[Start]
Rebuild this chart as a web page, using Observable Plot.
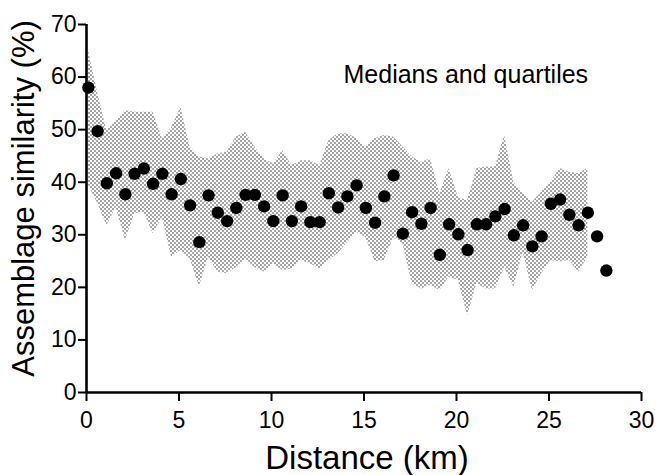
<!DOCTYPE html>
<html>
<head>
<meta charset="utf-8">
<script src="https://cdn.jsdelivr.net/npm/d3@7"></script>
<script src="https://cdn.jsdelivr.net/npm/@observablehq/plot@0.6"></script>
<style>
  html, body { margin: 0; padding: 0; background: #fff; }
  svg { display: block; }
</style>
</head>
<body>
<div id="chart"></div>
<script>
// Distance (km) of each distance class
const distance = [0.1, 0.6, 1.1, 1.6, 2.1, 2.6, 3.1, 3.6, 4.1, 4.6,
  5.1, 5.6, 6.1, 6.6, 7.1, 7.6, 8.1, 8.6, 9.1, 9.6,
  10.1, 10.6, 11.1, 11.6, 12.1, 12.6, 13.1, 13.6, 14.1, 14.6,
  15.1, 15.6, 16.1, 16.6, 17.1, 17.6, 18.1, 18.6, 19.1, 19.6,
  20.1, 20.6, 21.1, 21.6, 22.1, 22.6, 23.1, 23.6, 24.1, 24.6,
  25.1, 25.6, 26.1, 26.6, 27.1, 27.6, 28.1];

// Median assemblage similarity (%)
const median = [58.0, 49.7, 39.8, 41.7, 37.7, 41.6, 42.6, 39.7, 41.6, 37.7,
  40.6, 35.6, 28.6, 37.5, 34.2, 32.6, 35.1, 37.6, 37.6, 35.4,
  32.6, 37.5, 32.6, 35.4, 32.4, 32.4, 37.9, 35.2, 37.3, 39.4,
  35.1, 32.3, 37.3, 41.3, 30.2, 34.3, 32.1, 35.1, 26.2, 32.0,
  30.1, 27.1, 32.0, 32.0, 33.5, 34.9, 29.9, 31.8, 27.8, 29.7,
  35.9, 36.7, 33.8, 31.8, 34.2, 29.7, 23.2];

// Upper quartile (%) for the first 55 distance classes
const upperQuartile = [65.2, 57.0, 49.8, 51.7, 53.6, 53.3, 53.3, 53.3, 48.3, 50.3,
  54.3, 46.7, 44.8, 44.4, 45.4, 45.7, 48.6, 49.5, 46.7, 44.4,
  43.5, 46.0, 43.2, 44.1, 44.1, 43.2, 47.9, 49.2, 49.2, 48.3,
  46.7, 48.3, 48.9, 48.6, 46.7, 44.8, 43.8, 44.4, 37.8, 42.6,
  37.1, 36.5, 42.6, 42.9, 42.9, 48.9, 40.0, 37.8, 36.2, 38.1,
  40.0, 42.6, 41.9, 41.6, 42.6];

// Lower quartile (%) for the first 55 distance classes
const lowerQuartile = [39.5, 36.0, 31.7, 35.2, 28.9, 34.0, 34.3, 30.2, 33.3, 25.7,
  27.0, 25.4, 20.1, 25.7, 22.9, 22.6, 23.8, 25.4, 23.8, 22.9,
  24.5, 23.2, 23.5, 25.1, 24.5, 23.5, 25.1, 26.4, 28.5, 30.5,
  29.5, 24.8, 25.1, 29.5, 28.3, 20.7, 19.7, 20.4, 19.4, 21.9,
  21.3, 14.6, 20.7, 19.7, 19.7, 23.8, 20.0, 26.7, 19.4, 22.6,
  25.1, 24.8, 25.1, 22.9, 25.7];

const xTicks = [0, 5, 10, 15, 20, 25, 30];
const yTicks = [0, 10, 20, 30, 40, 50, 60, 70];
const xLabel = "Distance (km)";
const yLabel = "Assemblage similarity (%)";
const note = "Medians and quartiles";

const points = distance.map((d, i) => ({distance: d, median: median[i]}));
const band = upperQuartile.map((u, i) => ({distance: distance[i], lo: lowerQuartile[i], hi: u}));

const font = "'Liberation Sans', Arial, Helvetica, sans-serif";

const svg = Plot.plot({
  width: 657,
  height: 475,
  marginLeft: 86,
  marginRight: 16,
  marginTop: 24,
  marginBottom: 83,
  style: {fontFamily: font, fontSize: "23px", color: "#000", background: "#fff", overflow: "visible"},
  x: {domain: [0, 30]},
  y: {domain: [0, 70]},
  marks: [
    Plot.areaY(band, {x: "distance", y1: "lo", y2: "hi", fill: "url(#stipple)", curve: "linear"}),
    Plot.dot(points, {x: "distance", y: "median", r: 6.2, fill: "#000", stroke: "none"}),
    Plot.ruleX([0], {stroke: "#000", strokeWidth: 2.6}),
    Plot.ruleY([0], {stroke: "#000", strokeWidth: 2.6}),
    Plot.axisX({ticks: xTicks, tickSize: 9, tickPadding: 10, strokeWidth: 2, fontSize: 23, label: null}),
    Plot.axisY({ticks: yTicks, tickSize: 8, tickPadding: 2, strokeWidth: 2, fontSize: 23, label: null}),
    Plot.text([xLabel], {frameAnchor: "bottom", textAnchor: "middle", lineAnchor: "bottom", dx: 3, dy: 76, fontSize: 33, fill: "#000"}),
    Plot.text([yLabel], {frameAnchor: "left", textAnchor: "middle", lineAnchor: "bottom", rotate: -90, dx: -53, dy: -10, fontSize: 31, fill: "#000"}),
    Plot.text([note], {frameAnchor: "top-left", textAnchor: "start", lineAnchor: "middle", dx: 257, dy: 50, fontSize: 25, fill: "#000"})
  ]
});

// stipple (halftone) pattern for the quartile band
const ns = "http://www.w3.org/2000/svg";
const defs = document.createElementNS(ns, "defs");
const pat = document.createElementNS(ns, "pattern");
pat.setAttribute("id", "stipple");
pat.setAttribute("patternUnits", "userSpaceOnUse");
pat.setAttribute("width", "4");
pat.setAttribute("height", "4");
for (const [cx, cy] of [[1, 1], [3, 3]]) {
  const c = document.createElementNS(ns, "circle");
  c.setAttribute("cx", cx);
  c.setAttribute("cy", cy);
  c.setAttribute("r", "0.8");
  c.setAttribute("fill", "#333");
  pat.appendChild(c);
}
defs.appendChild(pat);
svg.insertBefore(defs, svg.firstChild);

document.getElementById("chart").appendChild(svg);
</script>
</body>
</html>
[End]
Output the lines above in full and exactly as given, omitting any pictures.

- **Result of this task**
Rebuild this chart as a web page, using Observable Plot.
<!DOCTYPE html>
<html>
<head>
<meta charset="utf-8">
<script src="https://cdn.jsdelivr.net/npm/d3@7"></script>
<script src="https://cdn.jsdelivr.net/npm/@observablehq/plot@0.6"></script>
<style>
  html, body { margin: 0; padding: 0; background: #fff; }
  svg { display: block; }
</style>
</head>
<body>
<div id="chart"></div>
<script>
// Distance (km) of each distance class
const distance = [0.1, 0.6, 1.1, 1.6, 2.1, 2.6, 3.1, 3.6, 4.1, 4.6,
  5.1, 5.6, 6.1, 6.6, 7.1, 7.6, 8.1, 8.6, 9.1, 9.6,
  10.1, 10.6, 11.1, 11.6, 12.1, 12.6, 13.1, 13.6, 14.1, 14.6,
  15.1, 15.6, 16.1, 16.6, 17.1, 17.6, 18.1, 18.6, 19.1, 19.6,
  20.1, 20.6, 21.1, 21.6, 22.1, 22.6, 23.1, 23.6, 24.1, 24.6,
  25.1, 25.6, 26.1, 26.6, 27.1, 27.6, 28.1];

// Median assemblage similarity (%)
const median = [58.0, 49.7, 39.8, 41.7, 37.7, 41.6, 42.6, 39.7, 41.6, 37.7,
  40.6, 35.6, 28.6, 37.5, 34.2, 32.6, 35.1, 37.6, 37.6, 35.4,
  32.6, 37.5, 32.6, 35.4, 32.4, 32.4, 37.9, 35.2, 37.3, 39.4,
  35.1, 32.3, 37.3, 41.3, 30.2, 34.3, 32.1, 35.1, 26.2, 32.0,
  30.1, 27.1, 32.0, 32.0, 33.5, 34.9, 29.9, 31.8, 27.8, 29.7,
  35.9, 36.7, 33.8, 31.8, 34.2, 29.7, 23.2];

// Upper quartile (%) for the first 55 distance classes
const upperQuartile = [65.2, 57.0, 49.8, 51.7, 53.6, 53.3, 53.3, 53.3, 48.3, 50.3,
  54.3, 46.7, 44.8, 44.4, 45.4, 45.7, 48.6, 49.5, 46.7, 44.4,
  43.5, 46.0, 43.2, 44.1, 44.1, 43.2, 47.9, 49.2, 49.2, 48.3,
  46.7, 48.3, 48.9, 48.6, 46.7, 44.8, 43.8, 44.4, 37.8, 42.6,
  37.1, 36.5, 42.6, 42.9, 42.9, 48.9, 40.0, 37.8, 36.2, 38.1,
  40.0, 42.6, 41.9, 41.6, 42.6];

// Lower quartile (%) for the first 55 distance classes
const lowerQuartile = [39.5, 36.0, 31.7, 35.2, 28.9, 34.0, 34.3, 30.2, 33.3, 25.7,
  27.0, 25.4, 20.1, 25.7, 22.9, 22.6, 23.8, 25.4, 23.8, 22.9,
  24.5, 23.2, 23.5, 25.1, 24.5, 23.5, 25.1, 26.4, 28.5, 30.5,
  29.5, 24.8, 25.1, 29.5, 28.3, 20.7, 19.7, 20.4, 19.4, 21.9,
  21.3, 14.6, 20.7, 19.7, 19.7, 23.8, 20.0, 26.7, 19.4, 22.6,
  25.1, 24.8, 25.1, 22.9, 25.7];

const xTicks = [0, 5, 10, 15, 20, 25, 30];
const yTicks = [0, 10, 20, 30, 40, 50, 60, 70];
const xLabel = "Distance (km)";
const yLabel = "Assemblage similarity (%)";
const note = "Medians and quartiles";

const points = distance.map((d, i) => ({distance: d, median: median[i]}));
const band = upperQuartile.map((u, i) => ({distance: distance[i], lo: lowerQuartile[i], hi: u}));

const font = "'Liberation Sans', Arial, Helvetica, sans-serif";

const svg = Plot.plot({
  width: 657,
  height: 475,
  marginLeft: 86,
  marginRight: 16,
  marginTop: 24,
  marginBottom: 83,
  style: {fontFamily: font, fontSize: "23px", color: "#000", background: "#fff", overflow: "visible"},
  x: {domain: [0, 30]},
  y: {domain: [0, 70]},
  marks: [
    Plot.areaY(band, {x: "distance", y1: "lo", y2: "hi", fill: "url(#stipple)", curve: "linear"}),
    Plot.dot(points, {x: "distance", y: "median", r: 6.2, fill: "#000", stroke: "none"}),
    Plot.ruleX([0], {stroke: "#000", strokeWidth: 2.6}),
    Plot.ruleY([0], {stroke: "#000", strokeWidth: 2.6}),
    Plot.axisX({ticks: xTicks, tickSize: 9, tickPadding: 10, strokeWidth: 2, fontSize: 23, label: null}),
    Plot.axisY({ticks: yTicks, tickSize: 8, tickPadding: 2, strokeWidth: 2, fontSize: 23, label: null}),
    Plot.text([xLabel], {frameAnchor: "bottom", textAnchor: "middle", lineAnchor: "bottom", dx: 3, dy: 76, fontSize: 33, fill: "#000"}),
    Plot.text([yLabel], {frameAnchor: "left", textAnchor: "middle", lineAnchor: "bottom", rotate: -90, dx: -53, dy: -10, fontSize: 31, fill: "#000"}),
    Plot.text([note], {frameAnchor: "top-left", textAnchor: "start", lineAnchor: "middle", dx: 257, dy: 50, fontSize: 25, fill: "#000"})
  ]
});

// stipple (halftone) pattern for the quartile band
const ns = "http://www.w3.org/2000/svg";
const defs = document.createElementNS(ns, "defs");
const pat = document.createElementNS(ns, "pattern");
pat.setAttribute("id", "stipple");
pat.setAttribute("patternUnits", "userSpaceOnUse");
pat.setAttribute("width", "4");
pat.setAttribute("height", "4");
for (const [cx, cy] of [[1, 1], [3, 3]]) {
  const c = document.createElementNS(ns, "circle");
  c.setAttribute("cx", cx);
  c.setAttribute("cy", cy);
  c.setAttribute("r", "0.8");
  c.setAttribute("fill", "#333");
  pat.appendChild(c);
}
defs.appendChild(pat);
svg.insertBefore(defs, svg.firstChild);

document.getElementById("chart").appendChild(svg);
</script>
</body>
</html>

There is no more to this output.